==== Data lines

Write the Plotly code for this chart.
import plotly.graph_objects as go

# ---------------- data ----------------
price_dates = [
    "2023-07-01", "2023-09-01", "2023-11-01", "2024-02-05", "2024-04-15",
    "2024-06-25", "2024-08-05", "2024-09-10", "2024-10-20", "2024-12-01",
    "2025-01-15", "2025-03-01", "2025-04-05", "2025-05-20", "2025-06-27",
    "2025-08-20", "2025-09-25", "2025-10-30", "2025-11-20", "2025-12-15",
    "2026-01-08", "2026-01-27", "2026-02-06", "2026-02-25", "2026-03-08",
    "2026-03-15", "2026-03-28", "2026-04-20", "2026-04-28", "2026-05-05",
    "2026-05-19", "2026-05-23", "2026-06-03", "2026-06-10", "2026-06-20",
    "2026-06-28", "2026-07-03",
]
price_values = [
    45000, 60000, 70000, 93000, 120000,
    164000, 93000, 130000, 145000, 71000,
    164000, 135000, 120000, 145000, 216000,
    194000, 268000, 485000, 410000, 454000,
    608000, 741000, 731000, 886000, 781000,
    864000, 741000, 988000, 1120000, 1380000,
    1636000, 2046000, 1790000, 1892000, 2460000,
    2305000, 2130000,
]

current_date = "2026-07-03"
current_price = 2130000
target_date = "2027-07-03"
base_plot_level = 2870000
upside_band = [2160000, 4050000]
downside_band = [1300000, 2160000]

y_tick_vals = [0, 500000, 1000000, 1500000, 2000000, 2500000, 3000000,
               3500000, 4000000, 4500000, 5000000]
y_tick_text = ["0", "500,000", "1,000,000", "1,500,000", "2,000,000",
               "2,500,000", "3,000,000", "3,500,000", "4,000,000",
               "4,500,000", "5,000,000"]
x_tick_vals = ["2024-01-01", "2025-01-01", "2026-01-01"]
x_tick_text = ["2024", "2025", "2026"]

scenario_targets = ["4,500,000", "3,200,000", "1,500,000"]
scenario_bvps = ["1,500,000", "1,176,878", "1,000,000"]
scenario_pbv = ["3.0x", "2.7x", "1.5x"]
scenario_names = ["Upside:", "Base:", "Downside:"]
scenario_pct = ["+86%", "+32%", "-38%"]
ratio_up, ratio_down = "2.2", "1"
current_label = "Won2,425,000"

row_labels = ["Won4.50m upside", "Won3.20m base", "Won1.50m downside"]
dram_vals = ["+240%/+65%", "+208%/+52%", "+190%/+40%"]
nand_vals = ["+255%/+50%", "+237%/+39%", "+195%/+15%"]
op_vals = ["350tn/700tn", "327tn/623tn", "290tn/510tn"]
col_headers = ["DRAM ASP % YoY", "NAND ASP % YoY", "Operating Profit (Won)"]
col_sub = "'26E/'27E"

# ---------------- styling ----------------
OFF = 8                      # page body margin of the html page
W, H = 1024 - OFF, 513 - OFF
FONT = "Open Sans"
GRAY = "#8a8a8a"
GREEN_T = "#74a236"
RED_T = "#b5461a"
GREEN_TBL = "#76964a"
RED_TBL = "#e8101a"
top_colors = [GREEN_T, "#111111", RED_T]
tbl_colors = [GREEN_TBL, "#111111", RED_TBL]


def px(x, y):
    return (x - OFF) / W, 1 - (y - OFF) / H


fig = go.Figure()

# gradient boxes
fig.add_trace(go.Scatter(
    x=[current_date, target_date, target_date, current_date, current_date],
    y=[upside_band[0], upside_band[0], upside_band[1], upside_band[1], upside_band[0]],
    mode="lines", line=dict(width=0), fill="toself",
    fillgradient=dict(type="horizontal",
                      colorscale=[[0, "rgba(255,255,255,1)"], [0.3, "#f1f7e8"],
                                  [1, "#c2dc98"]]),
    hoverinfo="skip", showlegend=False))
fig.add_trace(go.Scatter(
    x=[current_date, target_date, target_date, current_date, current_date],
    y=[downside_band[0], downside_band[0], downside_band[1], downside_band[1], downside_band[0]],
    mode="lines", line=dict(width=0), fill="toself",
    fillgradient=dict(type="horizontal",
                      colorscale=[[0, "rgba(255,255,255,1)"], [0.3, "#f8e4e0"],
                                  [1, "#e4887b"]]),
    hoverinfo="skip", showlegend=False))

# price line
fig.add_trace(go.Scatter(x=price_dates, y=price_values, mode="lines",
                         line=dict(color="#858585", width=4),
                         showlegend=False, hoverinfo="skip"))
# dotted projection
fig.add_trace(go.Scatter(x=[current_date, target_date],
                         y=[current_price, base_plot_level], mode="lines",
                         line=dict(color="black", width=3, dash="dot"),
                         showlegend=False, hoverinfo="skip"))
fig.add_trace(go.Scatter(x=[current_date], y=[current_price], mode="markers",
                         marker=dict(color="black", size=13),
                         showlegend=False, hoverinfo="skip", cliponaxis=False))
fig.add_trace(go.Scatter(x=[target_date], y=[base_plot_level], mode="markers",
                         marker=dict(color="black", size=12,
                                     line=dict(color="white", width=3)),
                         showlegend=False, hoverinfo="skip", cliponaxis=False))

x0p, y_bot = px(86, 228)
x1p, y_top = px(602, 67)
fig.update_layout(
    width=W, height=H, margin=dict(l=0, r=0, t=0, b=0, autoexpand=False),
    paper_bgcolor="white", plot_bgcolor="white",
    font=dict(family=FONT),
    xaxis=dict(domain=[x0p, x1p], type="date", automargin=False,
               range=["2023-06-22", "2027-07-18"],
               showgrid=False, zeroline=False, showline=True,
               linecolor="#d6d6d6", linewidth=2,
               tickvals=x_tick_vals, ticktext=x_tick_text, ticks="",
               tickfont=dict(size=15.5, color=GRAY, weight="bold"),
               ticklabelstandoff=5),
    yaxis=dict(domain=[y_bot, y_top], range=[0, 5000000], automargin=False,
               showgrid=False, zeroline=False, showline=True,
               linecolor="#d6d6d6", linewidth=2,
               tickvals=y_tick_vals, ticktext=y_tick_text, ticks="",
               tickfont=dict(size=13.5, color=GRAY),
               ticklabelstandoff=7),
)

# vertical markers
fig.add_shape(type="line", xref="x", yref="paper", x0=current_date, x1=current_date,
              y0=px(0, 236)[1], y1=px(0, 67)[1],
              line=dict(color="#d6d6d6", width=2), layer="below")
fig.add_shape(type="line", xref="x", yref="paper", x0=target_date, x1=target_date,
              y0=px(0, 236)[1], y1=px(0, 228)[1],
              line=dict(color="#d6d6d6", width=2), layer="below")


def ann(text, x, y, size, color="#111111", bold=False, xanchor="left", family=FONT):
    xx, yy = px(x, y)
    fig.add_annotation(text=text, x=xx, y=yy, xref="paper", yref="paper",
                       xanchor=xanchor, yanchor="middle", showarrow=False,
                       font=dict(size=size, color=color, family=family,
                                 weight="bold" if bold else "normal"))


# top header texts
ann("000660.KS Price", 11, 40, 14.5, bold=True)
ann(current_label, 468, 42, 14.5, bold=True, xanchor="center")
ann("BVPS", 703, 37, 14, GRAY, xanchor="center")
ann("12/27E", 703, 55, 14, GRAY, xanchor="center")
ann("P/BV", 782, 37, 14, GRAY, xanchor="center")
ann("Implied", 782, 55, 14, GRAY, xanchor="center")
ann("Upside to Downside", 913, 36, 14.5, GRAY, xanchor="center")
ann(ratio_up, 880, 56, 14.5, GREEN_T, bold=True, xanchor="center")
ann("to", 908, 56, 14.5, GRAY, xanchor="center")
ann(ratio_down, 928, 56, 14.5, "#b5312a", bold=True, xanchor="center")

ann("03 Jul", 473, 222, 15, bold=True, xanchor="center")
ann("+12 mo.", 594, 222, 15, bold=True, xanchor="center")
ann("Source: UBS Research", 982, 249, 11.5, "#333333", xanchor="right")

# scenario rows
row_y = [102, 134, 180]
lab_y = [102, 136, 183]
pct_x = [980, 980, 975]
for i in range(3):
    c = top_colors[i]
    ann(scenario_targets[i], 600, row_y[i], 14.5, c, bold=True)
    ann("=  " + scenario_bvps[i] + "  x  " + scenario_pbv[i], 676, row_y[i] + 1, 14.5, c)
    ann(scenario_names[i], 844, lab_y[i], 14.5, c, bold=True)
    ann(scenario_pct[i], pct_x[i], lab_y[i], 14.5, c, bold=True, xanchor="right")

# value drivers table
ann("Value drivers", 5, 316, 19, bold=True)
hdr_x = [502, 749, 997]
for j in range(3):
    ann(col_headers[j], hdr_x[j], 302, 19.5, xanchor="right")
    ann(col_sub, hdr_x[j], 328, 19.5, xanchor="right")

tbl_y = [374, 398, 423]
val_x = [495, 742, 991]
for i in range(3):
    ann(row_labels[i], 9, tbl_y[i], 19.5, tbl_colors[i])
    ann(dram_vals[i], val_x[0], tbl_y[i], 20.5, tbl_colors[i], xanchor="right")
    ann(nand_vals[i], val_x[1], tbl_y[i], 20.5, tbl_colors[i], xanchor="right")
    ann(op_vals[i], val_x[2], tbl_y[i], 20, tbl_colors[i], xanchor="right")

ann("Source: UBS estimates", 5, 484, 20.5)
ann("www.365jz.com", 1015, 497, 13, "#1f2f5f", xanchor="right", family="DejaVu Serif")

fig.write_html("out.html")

========

Return exactly, please, the lines of the material from the first one down to and including the line where "import plotly.graph_objects as go" appears.

Write the Plotly code for this chart.
import plotly.graph_objects as go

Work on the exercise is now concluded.